The exercise:
Do not repeat pictures. Repeat exactly the lines of the listing below from its first line through the line with "3.80, 3.56, 3.38, 3.87, 3.92, 3.86, 4.32, 4.01, 4.54]".

Data block:
#####

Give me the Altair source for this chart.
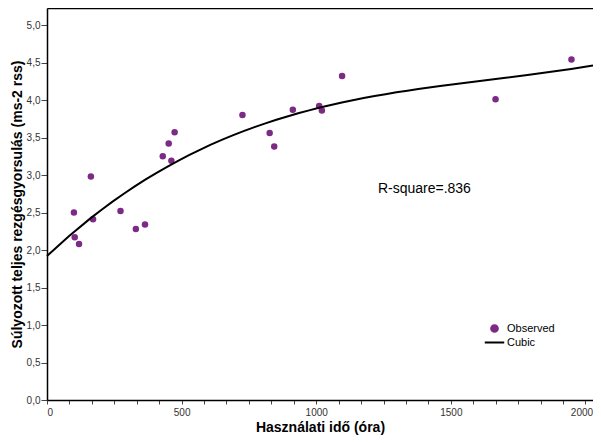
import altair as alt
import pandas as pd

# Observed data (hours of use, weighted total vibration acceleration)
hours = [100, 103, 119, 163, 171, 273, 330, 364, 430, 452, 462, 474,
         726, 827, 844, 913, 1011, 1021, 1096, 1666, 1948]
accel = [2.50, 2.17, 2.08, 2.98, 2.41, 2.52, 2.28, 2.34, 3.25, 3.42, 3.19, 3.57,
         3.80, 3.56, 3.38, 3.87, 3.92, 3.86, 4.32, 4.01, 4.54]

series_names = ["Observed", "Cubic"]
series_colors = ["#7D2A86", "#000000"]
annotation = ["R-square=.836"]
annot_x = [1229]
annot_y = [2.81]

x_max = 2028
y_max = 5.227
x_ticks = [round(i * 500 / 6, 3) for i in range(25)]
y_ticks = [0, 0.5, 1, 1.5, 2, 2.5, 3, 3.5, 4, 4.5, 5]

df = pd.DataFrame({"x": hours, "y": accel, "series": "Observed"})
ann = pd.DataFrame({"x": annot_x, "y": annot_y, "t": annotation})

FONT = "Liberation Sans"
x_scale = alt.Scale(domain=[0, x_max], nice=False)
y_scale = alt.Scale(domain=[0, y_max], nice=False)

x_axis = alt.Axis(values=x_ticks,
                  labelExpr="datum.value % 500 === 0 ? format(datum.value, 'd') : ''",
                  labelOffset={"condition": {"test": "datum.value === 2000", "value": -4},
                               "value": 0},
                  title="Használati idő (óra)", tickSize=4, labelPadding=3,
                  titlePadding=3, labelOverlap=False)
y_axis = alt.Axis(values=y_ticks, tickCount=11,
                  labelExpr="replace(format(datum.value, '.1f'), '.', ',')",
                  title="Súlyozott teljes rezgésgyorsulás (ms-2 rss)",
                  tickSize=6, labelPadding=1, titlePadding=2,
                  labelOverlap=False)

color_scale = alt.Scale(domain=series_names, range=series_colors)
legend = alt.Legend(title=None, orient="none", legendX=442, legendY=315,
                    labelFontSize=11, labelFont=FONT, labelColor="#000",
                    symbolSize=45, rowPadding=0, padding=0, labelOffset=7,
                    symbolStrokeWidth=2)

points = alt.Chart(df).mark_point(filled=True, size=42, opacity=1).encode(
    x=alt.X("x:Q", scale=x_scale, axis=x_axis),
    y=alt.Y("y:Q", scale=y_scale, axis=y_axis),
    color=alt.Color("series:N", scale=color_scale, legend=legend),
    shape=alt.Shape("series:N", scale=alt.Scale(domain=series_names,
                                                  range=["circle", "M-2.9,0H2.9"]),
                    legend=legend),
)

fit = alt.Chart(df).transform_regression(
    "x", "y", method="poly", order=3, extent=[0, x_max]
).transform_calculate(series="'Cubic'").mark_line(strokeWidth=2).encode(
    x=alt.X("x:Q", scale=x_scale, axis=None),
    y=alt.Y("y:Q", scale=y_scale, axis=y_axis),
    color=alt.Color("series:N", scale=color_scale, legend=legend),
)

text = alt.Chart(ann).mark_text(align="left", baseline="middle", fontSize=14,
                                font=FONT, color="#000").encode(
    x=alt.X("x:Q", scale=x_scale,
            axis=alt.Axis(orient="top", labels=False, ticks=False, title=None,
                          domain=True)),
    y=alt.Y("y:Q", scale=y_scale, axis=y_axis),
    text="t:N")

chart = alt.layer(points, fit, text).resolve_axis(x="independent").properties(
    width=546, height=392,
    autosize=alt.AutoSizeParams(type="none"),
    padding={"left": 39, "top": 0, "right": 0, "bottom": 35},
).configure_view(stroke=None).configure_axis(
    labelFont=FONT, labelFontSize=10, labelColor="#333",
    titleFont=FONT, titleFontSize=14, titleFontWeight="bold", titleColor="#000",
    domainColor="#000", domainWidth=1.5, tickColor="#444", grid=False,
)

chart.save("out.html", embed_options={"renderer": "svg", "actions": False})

#####

Worked solution:
Give me the Altair source for this chart.
import altair as alt
import pandas as pd

# Observed data (hours of use, weighted total vibration acceleration)
hours = [100, 103, 119, 163, 171, 273, 330, 364, 430, 452, 462, 474,
         726, 827, 844, 913, 1011, 1021, 1096, 1666, 1948]
accel = [2.50, 2.17, 2.08, 2.98, 2.41, 2.52, 2.28, 2.34, 3.25, 3.42, 3.19, 3.57,
         3.80, 3.56, 3.38, 3.87, 3.92, 3.86, 4.32, 4.01, 4.54]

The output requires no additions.